The U.S. Department of Education has announced that they will resume involuntary collections, including wage garnishments, on federal student loans starting as early as May 5. This decision comes after a five-year pause in collection activity, with outstanding federal education debt exceeding $1.6 trillion and more than 42 million Americans holding student loans. There could be around 10 million borrowers in default in the coming months.
The government has the power to garnish federal tax refunds, wages, and Social Security benefits to collect on defaulted student loans. Social Security recipients may see up to 15% of their monthly benefit reduced, but they must be left with at least $750 a month. Retirees could face financial difficulties if their Social Security benefits are garnished to repay student loans.

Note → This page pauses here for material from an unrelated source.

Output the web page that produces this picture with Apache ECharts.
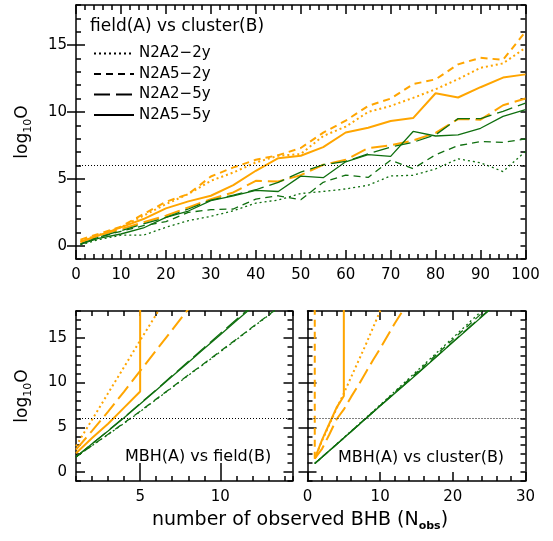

To avoid collection activity, borrowers in default should take steps to get current on their loans, such as enrolling in an income-driven repayment plan or loan rehabilitation. Some borrowers may be eligible for deferments or forbearance to pause their payments. The government will provide notice before starting collection activity, giving borrowers the opportunity to request a hearing or challenge the garnishment if it will cause financial hardship.
Overall, borrowers facing the resumption of collections should contact the Default Resolution Group and explore options to get back on track with their student loan payments. By taking proactive steps, borrowers can potentially avoid wage garnishments and protect their Social Security benefits from being seized to repay student loans.